Environment

Greenpeace Banned From Protesting on Shell North Sea Oil Rigs

Greenpeace has been banned from carrying out climate protests on North Sea oil rigs after the oil giant Shell won a Scottish court order.

Greenpeace activists in small boats near a large platform
Greenpeace activists from the Netherlands, Germany, and Denmark board two oil platforms in Shell’s Brent field in the North Sea in October.
Credit: Marten van Dijl/Greenpeace Germany/AFP/Getty.

Greenpeace has been banned from carrying out climate protests on North Sea oil rigs after the oil giant Shell won a Scottish court order.

A judge in Edinburgh granted Shell an interim interdict, similar to an injunction, banning Greenpeace from occupying four of its rigs in the Brent field 85 miles northeast of Shetland after its activists boarded two decommissioned rigs in October.

Lady Carmichael, sitting in the court of session in Edinburgh, said Greenpeace was unlawfully breaching Shell’s property rights and also putting its own activists’ safety at risk.

In a significant legal victory for Shell, Carmichael banned the campaign group from going within 500 m of any of its installations in the Brent field and ordered Greenpeace to pay Shell’s legal costs.

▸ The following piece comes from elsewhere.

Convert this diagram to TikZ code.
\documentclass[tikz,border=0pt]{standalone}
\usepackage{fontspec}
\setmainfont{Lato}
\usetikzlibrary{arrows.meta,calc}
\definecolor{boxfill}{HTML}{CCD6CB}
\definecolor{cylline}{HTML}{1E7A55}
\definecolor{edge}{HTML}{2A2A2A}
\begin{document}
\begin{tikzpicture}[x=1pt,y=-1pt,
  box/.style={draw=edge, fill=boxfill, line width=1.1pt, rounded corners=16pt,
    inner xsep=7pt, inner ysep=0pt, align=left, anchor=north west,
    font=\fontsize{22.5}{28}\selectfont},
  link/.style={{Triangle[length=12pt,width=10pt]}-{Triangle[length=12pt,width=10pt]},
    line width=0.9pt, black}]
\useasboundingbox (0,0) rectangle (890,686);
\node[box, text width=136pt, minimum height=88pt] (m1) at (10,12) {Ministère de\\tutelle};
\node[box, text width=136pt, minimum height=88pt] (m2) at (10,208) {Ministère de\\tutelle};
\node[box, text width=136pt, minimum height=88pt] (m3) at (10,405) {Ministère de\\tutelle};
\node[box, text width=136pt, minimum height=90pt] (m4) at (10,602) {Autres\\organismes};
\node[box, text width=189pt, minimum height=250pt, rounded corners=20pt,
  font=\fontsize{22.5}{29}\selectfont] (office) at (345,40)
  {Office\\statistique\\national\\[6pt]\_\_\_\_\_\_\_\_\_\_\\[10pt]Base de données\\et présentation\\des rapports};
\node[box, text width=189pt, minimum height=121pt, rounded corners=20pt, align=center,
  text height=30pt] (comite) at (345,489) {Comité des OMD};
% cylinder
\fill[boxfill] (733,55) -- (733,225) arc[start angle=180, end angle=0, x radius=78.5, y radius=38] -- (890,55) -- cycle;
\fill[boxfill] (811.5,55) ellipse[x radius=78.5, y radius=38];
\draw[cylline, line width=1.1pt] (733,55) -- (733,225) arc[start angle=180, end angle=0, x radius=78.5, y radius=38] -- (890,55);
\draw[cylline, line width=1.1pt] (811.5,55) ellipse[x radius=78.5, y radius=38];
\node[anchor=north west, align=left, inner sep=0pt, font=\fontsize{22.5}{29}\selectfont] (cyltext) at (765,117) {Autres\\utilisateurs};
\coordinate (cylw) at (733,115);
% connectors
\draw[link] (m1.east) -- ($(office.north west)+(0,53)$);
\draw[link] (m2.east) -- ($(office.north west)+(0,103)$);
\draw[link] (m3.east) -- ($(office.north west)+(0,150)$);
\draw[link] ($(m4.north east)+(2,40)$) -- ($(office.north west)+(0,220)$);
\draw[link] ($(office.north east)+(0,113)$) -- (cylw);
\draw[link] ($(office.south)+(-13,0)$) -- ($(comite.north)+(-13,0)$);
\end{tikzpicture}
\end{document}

She said campaigners had no absolute right to choose where they protested and that Greenpeace ships could have mounted a protest 500 m away from the rigs.

Greenpeace is deciding whether to appeal, but environment campaigners said this decision could have significant implications for climate activists by limiting where and how they could protest.

Shell sought the interdict after Greenpeace occupied the Brent Alpha and Bravo platforms in October in protest at its decision to leave 11,000 tonnes of oil sediment in the legs of three of its four platforms in the Brent field, which are being decommissioned.